This week on Legally Speaking with Michael Mulligan:
There are two kinds of Mischief offences in the Criminal Code: Mischief, and Public Mischief.
Mischief is defined and prohibited by section 430 of the Criminal Code. This section makes it an offence to, amongst other things, damage or destroy property or to interfere with the lawful use, operation or enjoyment of property. This section applies if someone wilfully damages property by, for example, spray painting graffiti on a wall or blocking access to a business.
Public Mischief is an offence pursuant to section 140 of the Criminal Code. This section makes it an offence to make an intentionally false report to the police, causing them to start or continue an investigation.
The Mayor of Surrey was recently charged with Public Mischief for allegedly making a false report that a protester drove her car over his foot.
As discussed on the show, not every criminal trial that results in an acquittal based on a judge disbelieving a complainant produces a corresponding charge of public mischief. This is because of the need to prove a criminal charge beyond a reasonable doubt and this same standard would apply to a charge of public mischief.

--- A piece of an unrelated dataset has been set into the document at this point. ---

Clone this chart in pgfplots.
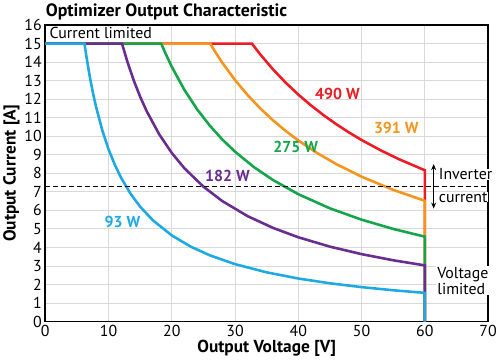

Also on the show, a BC Court of Appeal case dealing with the concept of counselling an offence is discussed.
Counselling an offence involves encouraging someone else to commit an offence. If someone counsels an offence, they become a party to the offence even if they did not do anything else in relation to the offence. For example, if someone encourages other people to block access to a business as a protest, they would be guilty of mischief even if they didn’t block the entrance to the business themselves.
The Criminal Code even makes it an offence to counsel an offence that does not take place.

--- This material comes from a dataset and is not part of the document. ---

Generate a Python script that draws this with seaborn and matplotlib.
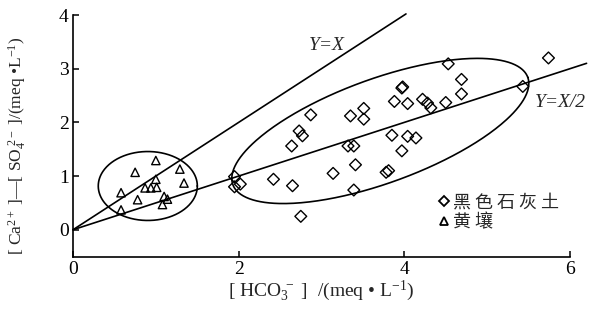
import numpy as np
import pandas as pd
import matplotlib
matplotlib.use("Agg")
import matplotlib.pyplot as plt
import seaborn as sns

# ---- data ----
soil_names = ["黑色石灰土", "黄壤"]
legend_labels = ["黑 色 石 灰 土", "黄 壤"]

black_x = [5.74, 5.43, 4.53, 4.69, 4.69, 4.50, 3.97, 3.98, 3.88, 4.04, 4.22, 4.28, 4.32,
           3.51, 3.51, 3.35, 2.87, 2.73, 2.77, 2.64, 3.32, 3.39, 3.85, 4.04, 4.14, 3.97,
           3.41, 3.14, 3.78, 3.81, 2.42, 2.65, 1.95, 1.95, 2.02, 3.39, 2.75]
black_y = [3.20, 2.67, 3.09, 2.80, 2.53, 2.37, 2.64, 2.66, 2.39, 2.35, 2.43, 2.36, 2.27,
           2.26, 2.06, 2.12, 2.14, 1.84, 1.75, 1.56, 1.56, 1.56, 1.76, 1.74, 1.71, 1.47,
           1.21, 1.05, 1.07, 1.10, 0.94, 0.82, 0.99, 0.80, 0.85, 0.74, 0.25]

yellow_x = [1.00, 0.75, 1.29, 1.34, 1.00, 0.87, 0.94, 1.01, 0.58, 0.78, 1.10, 1.14, 1.08, 0.58]
yellow_y = [1.29, 1.07, 1.13, 0.87, 0.94, 0.78, 0.78, 0.79, 0.69, 0.56, 0.62, 0.57, 0.47, 0.37]

x_ticks = [0, 2, 4, 6]
y_ticks = [0, 1, 2, 3, 4]

# reference lines
line1_x = [0, 4.02]          # Y = X
line2_x = [0, 6.2]           # Y = X/2

# ellipses: centre, major vector, minor vector (data units)
big_c, big_u, big_v = (3.71, 1.84), (1.78, 1.00), (-0.215, 0.91)
small_c, small_u, small_v = (0.903, 0.815), (0.598, 0.0), (0.0, 0.642)

df = pd.DataFrame({
    "x": black_x + yellow_x,
    "y": black_y + yellow_y,
    "soil": [soil_names[0]] * len(black_x) + [soil_names[1]] * len(yellow_x),
})

sns.set_style("ticks")
plt.rcParams["font.family"] = ["Liberation Serif", "Noto Sans CJK SC"]
plt.rcParams["mathtext.fontset"] = "custom"
plt.rcParams["mathtext.rm"] = "Liberation Serif"
plt.rcParams["mathtext.it"] = "Liberation Serif:italic"
plt.rcParams["mathtext.bf"] = "Liberation Serif:bold"

fig = plt.figure(figsize=(6, 3.11), dpi=100)
ax = fig.add_axes([73 / 600, 1 - 256.6 / 311, 497 / 600, 241.6 / 311])

sns.scatterplot(data=df, x="x", y="y", style="soil",
                markers={soil_names[0]: "D", soil_names[1]: "^"},
                color="none", edgecolor="black", linewidth=1.0, s=36,
                ax=ax, legend=True, clip_on=False, zorder=3)

lw = 1.2
ax.plot(line1_x, line1_x, color="black", lw=lw, clip_on=False)
ax.plot(line2_x, [v / 2 for v in line2_x], color="black", lw=lw, clip_on=False)

t = np.linspace(0, 2 * np.pi, 400)
for c, u, v in [(big_c, big_u, big_v), (small_c, small_u, small_v)]:
    ex = c[0] + u[0] * np.cos(t) + v[0] * np.sin(t)
    ey = c[1] + u[1] * np.cos(t) + v[1] * np.sin(t)
    ax.plot(ex, ey, color="black", lw=lw, clip_on=False)

ax.text(3.06, 3.44, "Y=X", fontstyle="italic", fontsize=14, ha="center", va="center")
ax.text(5.88, 2.37, "Y=X/2", fontstyle="italic", fontsize=14, ha="center", va="center",
        clip_on=False)

ax.set_xlim(0, 6)
ax.set_ylim(-0.5, 4)
ax.set_xticks(x_ticks)
ax.set_yticks(y_ticks)
ax.tick_params(direction="in", length=4, width=1.1, labelsize=14, pad=3, color="black",
               labelcolor="black")
for s in ["top", "right"]:
    ax.spines[s].set_visible(False)
for s in ["left", "bottom"]:
    ax.spines[s].set_linewidth(1.2)
    ax.spines[s].set_color("black")

ax.set_xlabel(r"[ HCO$_3^{\ -}$ ]  /(meq • L$^{-1}$)", fontsize=14, labelpad=1)
ax.set_ylabel(r"[ Ca$^{2+}$ ]—[ SO$_4^{\ 2-}$ ]/(meq •L$^{-1}$)", fontsize=12.5)
ax.yaxis.set_label_coords(-0.088, 0.46)

h, l = ax.get_legend_handles_labels()
for hh in h:
    hh.set_markeredgecolor("black")
    hh.set_markerfacecolor("none")
    hh.set_markersize(5.5)
    hh.set_markeredgewidth(1.3)
ax.legend(h, legend_labels, frameon=False, loc="upper left",
          bbox_to_anchor=(0.72, 0.30), handlelength=0.5, handletextpad=0.2,
          labelspacing=0.12, borderpad=0, prop={"family": ["Noto Sans CJK SC"], "size": 13})

fig.savefig("out.png", dpi=100)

In the case discussed, however, the accused was charged with counselling the offence of uttering a threat. The evidence only established that the accused asked another person to “intimidate” his estranged wife. Because of how the offence was charged, and because intimidation could involve activity other than uttering a threat, the conviction for uttering a threat was overturned on appeal.
Finally, on the show, the Parity Principle is discussed in the context of a sentence appeal.

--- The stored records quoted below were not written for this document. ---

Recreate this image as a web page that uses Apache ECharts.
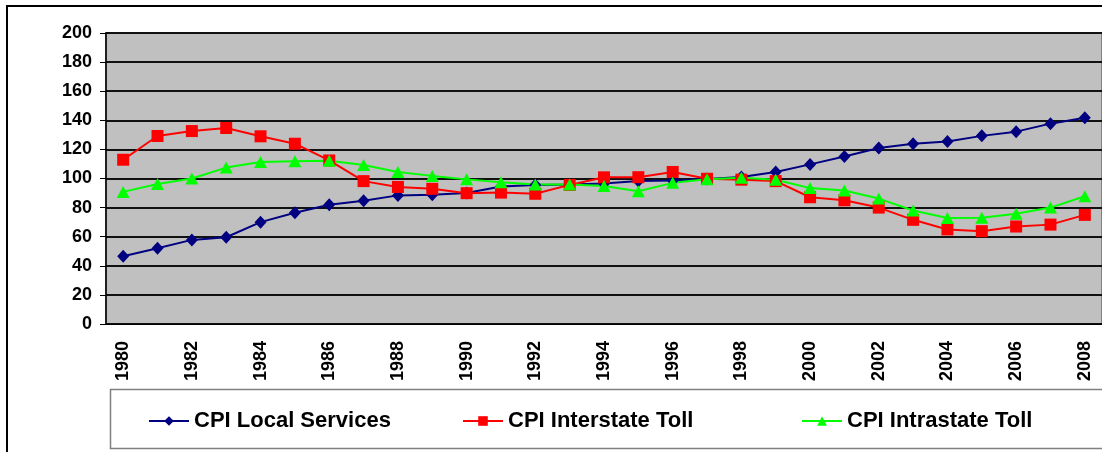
<!DOCTYPE html>
<html>
<head>
<meta charset="utf-8">
<script src="https://cdn.jsdelivr.net/npm/echarts@6/dist/echarts.min.js"></script>
<style>
html,body{margin:0;padding:0;background:#fff;}
#chart{width:1102px;height:452px;}
</style>
</head>
<body>
<div id="chart"></div>
<script>
const years = ['1980','1981','1982','1983','1984','1985','1986','1987','1988','1989','1990','1991','1992','1993','1994','1995','1996','1997','1998','1999','2000','2001','2002','2003','2004','2005','2006','2007','2008'];
const localServices = [46.5,52,57.8,59.6,70,76.4,81.9,84.7,88.4,88.8,90,94.5,95.6,95.8,96.5,98.2,98.7,99.6,101,104.4,109.7,115.1,120.9,123.9,125.4,129.3,132.2,137.7,141.8];
const interstateToll = [112.9,129.2,132.6,134.7,129,123.9,112.4,98.2,94.2,92.9,89.9,90.3,89.5,95.6,100.8,100.9,104.5,99.8,99.2,98.2,87.1,85,80,71.6,65,63.8,67,68.3,75];
const intrastateToll = [90.8,96.2,100,107.5,111.4,111.8,112.2,109.3,104.4,101.8,99.4,97.5,95.8,95.8,94.8,91.2,97,99.5,100.6,99.2,93.4,91.8,86.2,78,72.8,73,75.8,80,87.8];
const seriesNames = ['CPI Local Services','CPI Interstate Toll','CPI Intrastate Toll'];

const chart = echarts.init(document.getElementById('chart'), null, {renderer:'canvas'});
const font = 'Liberation Sans, Arial, sans-serif';
const legendLefts = [148, 462, 801];
const legendBase = {top:410, itemWidth:40, itemHeight:12, itemGap:6, padding:0,
  textStyle:{fontFamily:font, fontWeight:'bold', fontSize:22, color:'#000'}};
chart.setOption({
  animation:false,
  backgroundColor:'#ffffff',
  graphic:[
    {type:'rect', shape:{x:7,y:6,width:1200,height:500}, style:{fill:'none',stroke:'#000',lineWidth:2}, z:-10},
    {type:'rect', shape:{x:110.5,y:389.5,width:1100,height:59}, style:{fill:'#fff',stroke:'#808080',lineWidth:1.5}, z:-5}
  ],
  grid:{left:106, top:33, width:999, height:291, show:true, backgroundColor:'#C0C0C0', borderColor:'#808080', borderWidth:2},
  legend: seriesNames.map((n,i)=>Object.assign({}, legendBase, {data:[n], left:legendLefts[i]})),
  xAxis:{
    type:'category', data:years, boundaryGap:true,
    axisLine:{show:true, lineStyle:{color:'#000', width:1}},
    axisTick:{show:false},
    axisLabel:{rotate:90, interval:1, margin:17, fontFamily:font, fontWeight:'bold', fontSize:18, color:'#000'}
  },
  yAxis:{
    type:'value', min:0, max:200, interval:20,
    axisLine:{show:true, lineStyle:{color:'#000', width:1.5}},
    axisTick:{show:true, length:6, lineStyle:{color:'#000'}},
    splitLine:{show:true, lineStyle:{color:'#111', width:2}},
    axisLabel:{margin:14, fontFamily:font, fontWeight:'bold', fontSize:18, color:'#000'}
  },
  series:[
    {name:seriesNames[0], type:'line', data:localServices, symbol:'diamond', symbolSize:[12,13], color:'#000080', lineStyle:{width:2,color:'#000080'}, itemStyle:{color:'#000080'}},
    {name:seriesNames[1], type:'line', data:interstateToll, symbol:'rect', symbolSize:12, color:'#FF0000', lineStyle:{width:2,color:'#FF0000'}, itemStyle:{color:'#FF0000'}},
    {name:seriesNames[2], type:'line', data:intrastateToll, symbol:'triangle', symbolSize:[13,12], color:'#00FF00', lineStyle:{width:2,color:'#00FF00'}, itemStyle:{color:'#00FF00'}}
  ]
});
</script>
</body>
</html>
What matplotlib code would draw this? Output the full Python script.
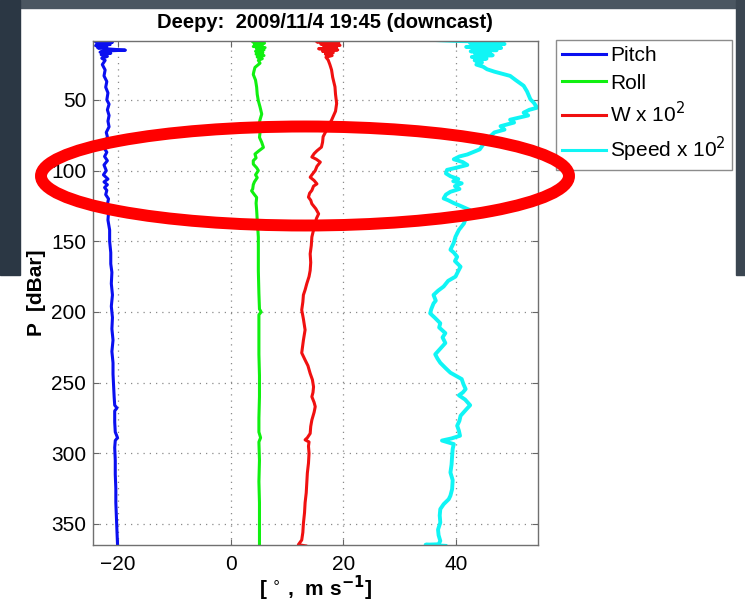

The Parity Principle of sentencing is codified in section 718.2 (b) of the Criminal Code: “a sentence should be similar to sentences imposed on similar offenders for similar offences committed in similar circumstances”.
In the case discussed two men who participated in a home invasion-style robbery were sentenced to 5 and 3 years in jail.
The judge who sentenced the men was led to believe that the man who received the 5-year sentence was on bail at the time of the offence and should therefore receive a longer sentence.
The man who received the 3-year jail sentence was, however, serving a community-based sentence at the time of the offence so this was a similarly aggravating circumstance.
The man who received the 5-year sentence was successful in appealing his sentence based on the Parity Principal and had his sentence reduced to 4 years. There were some aggravating circumstances relating to what this man did during the robbery but not enough to justify a sentence that was 2 years longer than for the other man.